>> Start

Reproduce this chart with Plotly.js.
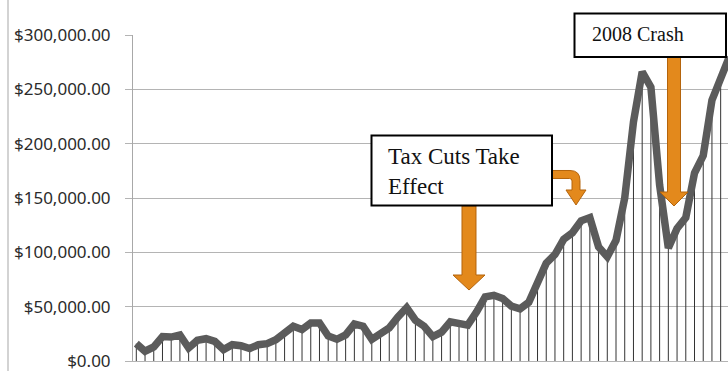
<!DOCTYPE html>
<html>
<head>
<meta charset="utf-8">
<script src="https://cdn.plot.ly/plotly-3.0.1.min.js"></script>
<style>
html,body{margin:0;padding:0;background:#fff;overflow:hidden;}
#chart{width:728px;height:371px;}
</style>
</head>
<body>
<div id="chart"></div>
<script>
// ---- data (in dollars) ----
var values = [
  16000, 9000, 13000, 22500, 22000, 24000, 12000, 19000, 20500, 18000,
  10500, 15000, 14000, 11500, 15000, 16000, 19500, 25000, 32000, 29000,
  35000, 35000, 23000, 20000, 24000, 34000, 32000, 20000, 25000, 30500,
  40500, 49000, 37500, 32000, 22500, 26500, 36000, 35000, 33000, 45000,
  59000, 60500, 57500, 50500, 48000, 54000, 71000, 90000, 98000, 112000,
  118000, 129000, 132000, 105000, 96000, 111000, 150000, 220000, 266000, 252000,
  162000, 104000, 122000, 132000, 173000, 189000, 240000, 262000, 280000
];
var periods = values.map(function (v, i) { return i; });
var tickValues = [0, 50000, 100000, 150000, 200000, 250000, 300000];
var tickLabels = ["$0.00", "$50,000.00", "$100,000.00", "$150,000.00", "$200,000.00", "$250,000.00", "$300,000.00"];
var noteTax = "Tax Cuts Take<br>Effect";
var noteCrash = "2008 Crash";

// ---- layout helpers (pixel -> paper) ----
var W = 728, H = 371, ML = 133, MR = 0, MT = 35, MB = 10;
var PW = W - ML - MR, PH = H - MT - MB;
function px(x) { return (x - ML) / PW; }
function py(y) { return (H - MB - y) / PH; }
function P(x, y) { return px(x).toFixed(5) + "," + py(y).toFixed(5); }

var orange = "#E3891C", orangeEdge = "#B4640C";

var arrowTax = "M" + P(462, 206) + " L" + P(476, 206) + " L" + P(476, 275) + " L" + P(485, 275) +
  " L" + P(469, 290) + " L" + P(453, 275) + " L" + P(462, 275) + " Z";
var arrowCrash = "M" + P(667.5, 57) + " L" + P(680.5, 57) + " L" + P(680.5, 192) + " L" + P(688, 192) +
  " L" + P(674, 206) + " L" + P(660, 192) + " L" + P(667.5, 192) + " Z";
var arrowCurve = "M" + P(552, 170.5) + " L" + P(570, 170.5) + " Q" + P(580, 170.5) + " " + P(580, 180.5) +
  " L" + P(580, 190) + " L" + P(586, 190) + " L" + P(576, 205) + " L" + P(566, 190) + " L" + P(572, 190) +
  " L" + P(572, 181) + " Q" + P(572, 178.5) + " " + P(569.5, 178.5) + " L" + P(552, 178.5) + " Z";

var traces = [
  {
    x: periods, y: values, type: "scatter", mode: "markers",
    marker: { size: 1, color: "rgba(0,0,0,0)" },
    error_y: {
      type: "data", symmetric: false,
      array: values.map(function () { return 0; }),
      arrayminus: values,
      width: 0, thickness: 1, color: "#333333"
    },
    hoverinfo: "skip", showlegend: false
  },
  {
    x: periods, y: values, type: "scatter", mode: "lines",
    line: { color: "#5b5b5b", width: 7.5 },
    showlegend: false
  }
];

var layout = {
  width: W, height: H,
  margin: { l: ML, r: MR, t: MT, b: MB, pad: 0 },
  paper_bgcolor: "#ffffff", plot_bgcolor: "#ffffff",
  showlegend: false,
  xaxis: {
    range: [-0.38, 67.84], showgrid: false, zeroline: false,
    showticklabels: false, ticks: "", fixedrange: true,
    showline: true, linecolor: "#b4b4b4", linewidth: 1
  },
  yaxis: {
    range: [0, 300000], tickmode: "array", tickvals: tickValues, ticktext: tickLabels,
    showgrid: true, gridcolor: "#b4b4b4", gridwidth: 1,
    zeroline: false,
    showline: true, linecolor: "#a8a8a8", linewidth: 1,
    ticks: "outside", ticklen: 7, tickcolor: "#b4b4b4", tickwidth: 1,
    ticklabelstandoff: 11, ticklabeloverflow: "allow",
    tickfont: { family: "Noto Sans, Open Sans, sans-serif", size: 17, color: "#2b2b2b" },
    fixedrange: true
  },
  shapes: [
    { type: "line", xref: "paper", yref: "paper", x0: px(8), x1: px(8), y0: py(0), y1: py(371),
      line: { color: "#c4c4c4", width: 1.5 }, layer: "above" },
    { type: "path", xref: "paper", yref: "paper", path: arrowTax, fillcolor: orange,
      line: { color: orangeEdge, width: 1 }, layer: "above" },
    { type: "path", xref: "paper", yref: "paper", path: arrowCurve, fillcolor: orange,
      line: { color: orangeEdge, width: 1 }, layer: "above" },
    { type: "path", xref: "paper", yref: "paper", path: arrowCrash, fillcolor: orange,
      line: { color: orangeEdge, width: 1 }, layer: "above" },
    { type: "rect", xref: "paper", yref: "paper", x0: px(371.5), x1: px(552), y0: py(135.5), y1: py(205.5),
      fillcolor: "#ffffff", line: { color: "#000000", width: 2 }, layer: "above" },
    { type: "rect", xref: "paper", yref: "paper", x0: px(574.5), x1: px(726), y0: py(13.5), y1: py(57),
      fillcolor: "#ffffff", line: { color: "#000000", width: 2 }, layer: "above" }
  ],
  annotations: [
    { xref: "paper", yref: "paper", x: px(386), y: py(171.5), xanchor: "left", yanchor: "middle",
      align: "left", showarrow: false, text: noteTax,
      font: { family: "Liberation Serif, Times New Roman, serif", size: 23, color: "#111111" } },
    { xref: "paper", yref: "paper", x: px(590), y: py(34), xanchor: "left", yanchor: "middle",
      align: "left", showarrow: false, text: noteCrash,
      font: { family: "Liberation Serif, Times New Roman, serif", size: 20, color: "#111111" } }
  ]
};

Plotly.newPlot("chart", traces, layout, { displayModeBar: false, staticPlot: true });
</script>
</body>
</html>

>> End
>> Start

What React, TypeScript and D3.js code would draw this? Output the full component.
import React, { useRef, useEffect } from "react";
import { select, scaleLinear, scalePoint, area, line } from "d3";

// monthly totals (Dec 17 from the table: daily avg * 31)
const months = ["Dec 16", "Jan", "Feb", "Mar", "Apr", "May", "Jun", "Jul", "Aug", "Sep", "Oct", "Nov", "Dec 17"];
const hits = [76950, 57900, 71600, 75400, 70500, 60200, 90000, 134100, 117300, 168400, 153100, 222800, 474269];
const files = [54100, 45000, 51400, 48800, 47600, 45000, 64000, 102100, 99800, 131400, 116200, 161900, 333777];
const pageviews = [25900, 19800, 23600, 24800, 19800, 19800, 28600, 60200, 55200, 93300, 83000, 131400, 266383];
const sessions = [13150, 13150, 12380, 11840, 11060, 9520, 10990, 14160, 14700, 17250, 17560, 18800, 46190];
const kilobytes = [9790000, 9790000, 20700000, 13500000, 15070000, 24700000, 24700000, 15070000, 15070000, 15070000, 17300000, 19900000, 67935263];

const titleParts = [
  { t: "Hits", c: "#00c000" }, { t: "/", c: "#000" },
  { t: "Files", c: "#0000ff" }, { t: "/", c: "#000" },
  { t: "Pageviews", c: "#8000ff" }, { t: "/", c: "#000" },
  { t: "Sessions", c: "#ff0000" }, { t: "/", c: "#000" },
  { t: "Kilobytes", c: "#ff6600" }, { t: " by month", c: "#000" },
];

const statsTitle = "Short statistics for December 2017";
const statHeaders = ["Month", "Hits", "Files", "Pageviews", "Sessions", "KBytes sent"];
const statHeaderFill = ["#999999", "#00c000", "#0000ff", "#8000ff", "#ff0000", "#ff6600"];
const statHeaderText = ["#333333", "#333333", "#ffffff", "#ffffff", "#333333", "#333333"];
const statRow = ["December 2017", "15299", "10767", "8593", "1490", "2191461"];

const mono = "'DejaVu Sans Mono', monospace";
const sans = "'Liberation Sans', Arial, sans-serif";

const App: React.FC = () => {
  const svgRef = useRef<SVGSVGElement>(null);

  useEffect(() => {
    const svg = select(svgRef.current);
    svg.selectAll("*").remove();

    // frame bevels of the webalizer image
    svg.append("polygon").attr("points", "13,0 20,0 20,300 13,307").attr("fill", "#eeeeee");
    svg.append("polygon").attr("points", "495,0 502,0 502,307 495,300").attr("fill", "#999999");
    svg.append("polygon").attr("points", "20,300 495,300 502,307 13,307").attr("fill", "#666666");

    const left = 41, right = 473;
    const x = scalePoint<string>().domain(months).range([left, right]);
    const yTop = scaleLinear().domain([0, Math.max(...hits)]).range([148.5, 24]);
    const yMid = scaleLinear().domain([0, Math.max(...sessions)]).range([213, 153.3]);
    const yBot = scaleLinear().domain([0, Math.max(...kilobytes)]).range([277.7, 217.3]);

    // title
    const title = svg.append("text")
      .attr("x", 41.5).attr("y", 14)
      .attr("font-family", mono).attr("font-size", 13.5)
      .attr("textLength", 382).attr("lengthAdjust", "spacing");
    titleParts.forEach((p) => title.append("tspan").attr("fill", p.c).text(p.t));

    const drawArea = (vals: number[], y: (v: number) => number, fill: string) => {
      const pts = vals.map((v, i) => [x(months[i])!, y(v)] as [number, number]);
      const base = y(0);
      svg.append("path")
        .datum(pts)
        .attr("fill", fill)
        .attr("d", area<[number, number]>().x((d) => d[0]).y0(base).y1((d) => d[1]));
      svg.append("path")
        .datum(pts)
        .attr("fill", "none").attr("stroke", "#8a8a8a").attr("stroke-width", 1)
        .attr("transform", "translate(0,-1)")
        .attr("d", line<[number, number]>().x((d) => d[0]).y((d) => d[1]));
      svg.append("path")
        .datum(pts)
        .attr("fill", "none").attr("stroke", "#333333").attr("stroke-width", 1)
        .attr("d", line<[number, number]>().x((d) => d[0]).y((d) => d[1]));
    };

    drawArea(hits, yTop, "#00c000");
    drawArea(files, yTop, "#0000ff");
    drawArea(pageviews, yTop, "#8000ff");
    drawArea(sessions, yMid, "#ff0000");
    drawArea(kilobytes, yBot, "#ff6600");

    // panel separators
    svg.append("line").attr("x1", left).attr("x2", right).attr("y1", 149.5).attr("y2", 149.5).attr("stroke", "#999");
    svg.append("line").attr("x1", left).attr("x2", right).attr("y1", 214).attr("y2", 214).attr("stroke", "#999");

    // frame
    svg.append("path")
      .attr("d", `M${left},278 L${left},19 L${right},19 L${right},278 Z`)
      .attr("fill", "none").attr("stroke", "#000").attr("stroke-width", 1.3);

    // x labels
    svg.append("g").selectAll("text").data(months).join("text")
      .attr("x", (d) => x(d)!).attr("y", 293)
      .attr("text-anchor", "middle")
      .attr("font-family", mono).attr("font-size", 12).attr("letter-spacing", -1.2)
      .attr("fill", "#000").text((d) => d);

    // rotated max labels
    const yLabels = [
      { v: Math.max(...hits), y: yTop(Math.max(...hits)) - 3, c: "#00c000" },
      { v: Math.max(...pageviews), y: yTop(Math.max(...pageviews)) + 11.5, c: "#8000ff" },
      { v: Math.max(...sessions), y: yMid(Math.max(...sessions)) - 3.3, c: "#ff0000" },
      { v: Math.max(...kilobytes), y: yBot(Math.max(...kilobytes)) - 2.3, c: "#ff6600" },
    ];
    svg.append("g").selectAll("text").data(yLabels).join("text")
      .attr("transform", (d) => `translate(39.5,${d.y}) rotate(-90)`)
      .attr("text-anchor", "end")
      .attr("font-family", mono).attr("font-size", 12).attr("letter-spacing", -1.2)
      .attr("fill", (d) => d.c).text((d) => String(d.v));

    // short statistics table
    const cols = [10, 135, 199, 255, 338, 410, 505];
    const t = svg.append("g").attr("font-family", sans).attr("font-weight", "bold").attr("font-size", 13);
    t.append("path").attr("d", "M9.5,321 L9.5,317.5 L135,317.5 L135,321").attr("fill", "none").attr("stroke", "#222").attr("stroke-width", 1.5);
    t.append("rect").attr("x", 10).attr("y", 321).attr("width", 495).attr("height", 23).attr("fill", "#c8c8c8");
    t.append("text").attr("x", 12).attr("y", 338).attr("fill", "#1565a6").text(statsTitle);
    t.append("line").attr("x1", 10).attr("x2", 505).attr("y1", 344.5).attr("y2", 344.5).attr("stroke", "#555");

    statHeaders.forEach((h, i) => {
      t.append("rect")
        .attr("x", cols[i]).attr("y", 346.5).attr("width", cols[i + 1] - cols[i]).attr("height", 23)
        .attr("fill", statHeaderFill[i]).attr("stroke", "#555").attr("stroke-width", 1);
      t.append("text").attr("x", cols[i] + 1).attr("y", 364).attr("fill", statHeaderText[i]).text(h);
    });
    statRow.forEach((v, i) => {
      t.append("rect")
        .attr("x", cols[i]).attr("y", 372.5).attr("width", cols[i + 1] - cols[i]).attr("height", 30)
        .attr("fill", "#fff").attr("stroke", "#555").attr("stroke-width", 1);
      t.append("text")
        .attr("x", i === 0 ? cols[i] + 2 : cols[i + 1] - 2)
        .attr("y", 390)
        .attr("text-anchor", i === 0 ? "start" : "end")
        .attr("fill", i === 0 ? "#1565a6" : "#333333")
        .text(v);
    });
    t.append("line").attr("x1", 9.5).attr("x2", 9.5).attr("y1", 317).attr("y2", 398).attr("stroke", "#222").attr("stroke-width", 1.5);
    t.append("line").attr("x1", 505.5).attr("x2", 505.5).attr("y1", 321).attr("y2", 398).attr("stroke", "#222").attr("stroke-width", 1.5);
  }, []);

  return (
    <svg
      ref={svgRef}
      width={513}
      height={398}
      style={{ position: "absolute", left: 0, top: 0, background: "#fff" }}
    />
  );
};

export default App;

>> End
>> Start

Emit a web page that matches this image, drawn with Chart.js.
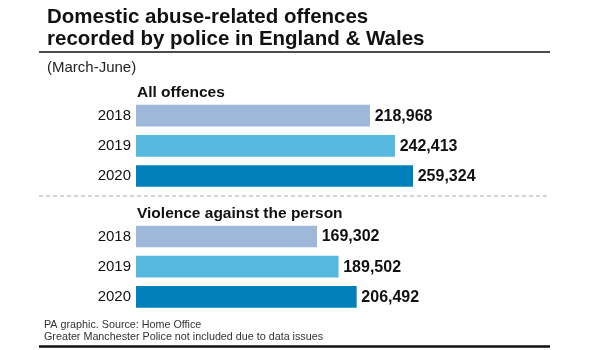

>> End

→ Exercise instructions: From the records above, copy only the lines running from the line containing "Reproduce this chart with Plotly.js." to the line containing "P(572, 181) +", both ends included. Leave the pictures out.

→ Solution to the exercise:
Reproduce this chart with Plotly.js.
<!DOCTYPE html>
<html>
<head>
<meta charset="utf-8">
<script src="https://cdn.plot.ly/plotly-3.0.1.min.js"></script>
<style>
html,body{margin:0;padding:0;background:#fff;overflow:hidden;}
#chart{width:728px;height:371px;}
</style>
</head>
<body>
<div id="chart"></div>
<script>
// ---- data (in dollars) ----
var values = [
  16000, 9000, 13000, 22500, 22000, 24000, 12000, 19000, 20500, 18000,
  10500, 15000, 14000, 11500, 15000, 16000, 19500, 25000, 32000, 29000,
  35000, 35000, 23000, 20000, 24000, 34000, 32000, 20000, 25000, 30500,
  40500, 49000, 37500, 32000, 22500, 26500, 36000, 35000, 33000, 45000,
  59000, 60500, 57500, 50500, 48000, 54000, 71000, 90000, 98000, 112000,
  118000, 129000, 132000, 105000, 96000, 111000, 150000, 220000, 266000, 252000,
  162000, 104000, 122000, 132000, 173000, 189000, 240000, 262000, 280000
];
var periods = values.map(function (v, i) { return i; });
var tickValues = [0, 50000, 100000, 150000, 200000, 250000, 300000];
var tickLabels = ["$0.00", "$50,000.00", "$100,000.00", "$150,000.00", "$200,000.00", "$250,000.00", "$300,000.00"];
var noteTax = "Tax Cuts Take<br>Effect";
var noteCrash = "2008 Crash";

// ---- layout helpers (pixel -> paper) ----
var W = 728, H = 371, ML = 133, MR = 0, MT = 35, MB = 10;
var PW = W - ML - MR, PH = H - MT - MB;
function px(x) { return (x - ML) / PW; }
function py(y) { return (H - MB - y) / PH; }
function P(x, y) { return px(x).toFixed(5) + "," + py(y).toFixed(5); }

var orange = "#E3891C", orangeEdge = "#B4640C";

var arrowTax = "M" + P(462, 206) + " L" + P(476, 206) + " L" + P(476, 275) + " L" + P(485, 275) +
  " L" + P(469, 290) + " L" + P(453, 275) + " L" + P(462, 275) + " Z";
var arrowCrash = "M" + P(667.5, 57) + " L" + P(680.5, 57) + " L" + P(680.5, 192) + " L" + P(688, 192) +
  " L" + P(674, 206) + " L" + P(660, 192) + " L" + P(667.5, 192) + " Z";
var arrowCurve = "M" + P(552, 170.5) + " L" + P(570, 170.5) + " Q" + P(580, 170.5) + " " + P(580, 180.5) +
  " L" + P(580, 190) + " L" + P(586, 190) + " L" + P(576, 205) + " L" + P(566, 190) + " L" + P(572, 190) +
  " L" + P(572, 181) + " Q" + P(572, 178.5) + " " + P(569.5, 178.5) + " L" + P(552, 178.5) + " Z";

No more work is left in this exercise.